═════ GIVEN INFORMATION

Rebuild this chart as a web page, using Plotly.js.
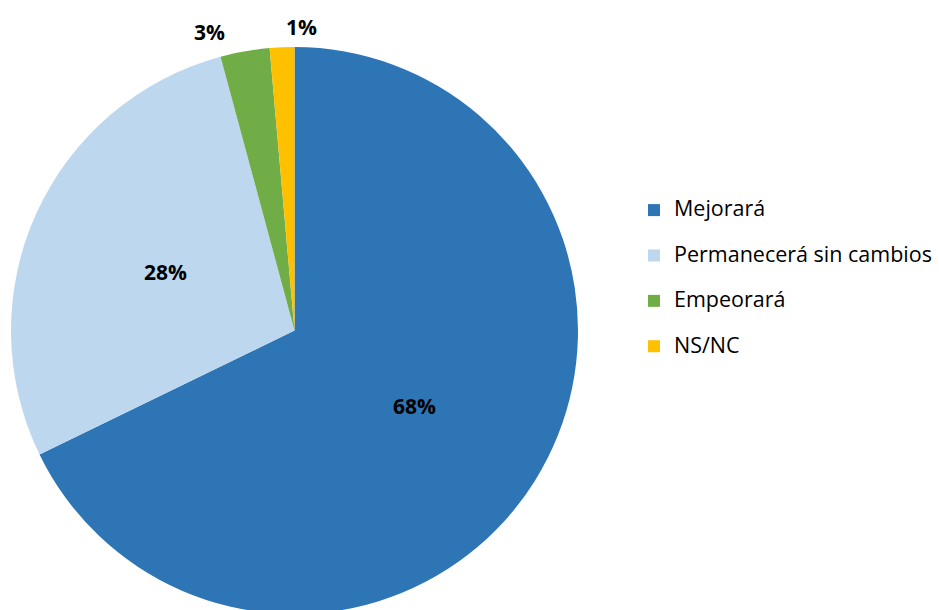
<!DOCTYPE html>
<html>
<head>
<meta charset="utf-8">
<script src="https://cdn.plot.ly/plotly-3.0.1.min.js"></script>
<style>
html,body{margin:0;padding:0;background:#fff;overflow:hidden;}
#chart{width:939px;height:620px;}
</style>
</head>
<body>
<div id="chart"></div>
<script>
// Data
var categories = ["Mejorará", "Permanecerá sin cambios", "Empeorará", "NS/NC"];
var shares = [67.8, 28.0, 2.8, 1.4];
var sliceColors = ["#2E75B6", "#BDD7EE", "#70AD47", "#FFC000"];

var W = 939, H = 620;
var pieLeft = 11, pieRight = 578, pieTop = 47, pieBottom = 614;
var cx = (pieLeft + pieRight) / 2, cy = (pieTop + pieBottom) / 2, R = (pieRight - pieLeft) / 2;

// legend labels: larger visible text, two-line item for wider spacing
var legendLabels = categories.map(function (c) {
  return "<span style='font-size:21.5px'>" + c + "</span><br>\u00a0";
});

var total = shares.reduce(function (a, b) { return a + b; }, 0);
var isSmall = shares.map(function (v) { return v / total < 0.05; });

var labelFont = { family: "Open Sans", size: 21, color: "#000000", weight: "bold" };

var trace = {
  type: "pie",
  labels: legendLabels,
  values: shares,
  sort: false,
  direction: "clockwise",
  rotation: 0,
  marker: { colors: sliceColors, line: { width: 0 } },
  textinfo: "none",
  hoverinfo: "none",
  domain: { x: [pieLeft / W, pieRight / W], y: [1 - pieBottom / H, 1 - pieTop / H] }
};

// percentage labels placed along each slice's mid-angle
// (inside at half radius, thin slices just outside the rim)
var nudges = { 2: -32, 3: 20 };
var annotations = [];
var cum = 0;
shares.forEach(function (v, i) {
  var frac = v / total;
  var mid = (cum + frac / 2) * 2 * Math.PI;
  cum += frac;
  var r = isSmall[i] ? R + 20 : R * 0.5;
  var px = cx + Math.sin(mid) * r;
  var py = cy - Math.cos(mid) * r;
  annotations.push({
    xref: "paper", yref: "paper",
    x: px / W, y: 1 - py / H,
    xanchor: "center", yanchor: "middle",
    xshift: nudges[i] || 0,
    showarrow: false,
    text: Math.round(frac * 100) + "%",
    font: labelFont
  });
});

var layout = {
  width: W,
  height: H,
  margin: { l: 0, r: 0, t: 0, b: 0 },
  paper_bgcolor: "#ffffff",
  showlegend: true,
  legend: {
    x: 634 / W,
    xanchor: "left",
    y: 1 - 289 / H,
    yanchor: "middle",
    valign: "top",
    font: { family: "Open Sans", size: 16.3, color: "#000000" },
    bgcolor: "rgba(0,0,0,0)"
  },
  annotations: annotations,
  font: { family: "Open Sans" }
};

Plotly.newPlot("chart", [trace], layout, { displayModeBar: false, staticPlot: true });
</script>
</body>
</html>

══════════

● **YOUR OBJECTIVE**:
Exclude the images, then output the data above word for word.

● **FINISHED ANSWER**:
Rebuild this chart as a web page, using Plotly.js.
<!DOCTYPE html>
<html>
<head>
<meta charset="utf-8">
<script src="https://cdn.plot.ly/plotly-3.0.1.min.js"></script>
<style>
html,body{margin:0;padding:0;background:#fff;overflow:hidden;}
#chart{width:939px;height:620px;}
</style>
</head>
<body>
<div id="chart"></div>
<script>
// Data
var categories = ["Mejorará", "Permanecerá sin cambios", "Empeorará", "NS/NC"];
var shares = [67.8, 28.0, 2.8, 1.4];
var sliceColors = ["#2E75B6", "#BDD7EE", "#70AD47", "#FFC000"];

var W = 939, H = 620;
var pieLeft = 11, pieRight = 578, pieTop = 47, pieBottom = 614;
var cx = (pieLeft + pieRight) / 2, cy = (pieTop + pieBottom) / 2, R = (pieRight - pieLeft) / 2;

// legend labels: larger visible text, two-line item for wider spacing
var legendLabels = categories.map(function (c) {
  return "<span style='font-size:21.5px'>" + c + "</span><br>\u00a0";
});

var total = shares.reduce(function (a, b) { return a + b; }, 0);
var isSmall = shares.map(function (v) { return v / total < 0.05; });

var labelFont = { family: "Open Sans", size: 21, color: "#000000", weight: "bold" };

var trace = {
  type: "pie",
  labels: legendLabels,
  values: shares,
  sort: false,
  direction: "clockwise",
  rotation: 0,
  marker: { colors: sliceColors, line: { width: 0 } },
  textinfo: "none",
  hoverinfo: "none",
  domain: { x: [pieLeft / W, pieRight / W], y: [1 - pieBottom / H, 1 - pieTop / H] }
};

// percentage labels placed along each slice's mid-angle
// (inside at half radius, thin slices just outside the rim)
var nudges = { 2: -32, 3: 20 };
var annotations = [];
var cum = 0;
shares.forEach(function (v, i) {
  var frac = v / total;
  var mid = (cum + frac / 2) * 2 * Math.PI;
  cum += frac;
  var r = isSmall[i] ? R + 20 : R * 0.5;
  var px = cx + Math.sin(mid) * r;
  var py = cy - Math.cos(mid) * r;
  annotations.push({
    xref: "paper", yref: "paper",
    x: px / W, y: 1 - py / H,
    xanchor: "center", yanchor: "middle",
    xshift: nudges[i] || 0,
    showarrow: false,
    text: Math.round(frac * 100) + "%",
    font: labelFont
  });
});

var layout = {
  width: W,
  height: H,
  margin: { l: 0, r: 0, t: 0, b: 0 },
  paper_bgcolor: "#ffffff",
  showlegend: true,
  legend: {
    x: 634 / W,
    xanchor: "left",
    y: 1 - 289 / H,
    yanchor: "middle",
    valign: "top",
    font: { family: "Open Sans", size: 16.3, color: "#000000" },
    bgcolor: "rgba(0,0,0,0)"
  },
  annotations: annotations,
  font: { family: "Open Sans" }
};

Plotly.newPlot("chart", [trace], layout, { displayModeBar: false, staticPlot: true });
</script>
</body>
</html>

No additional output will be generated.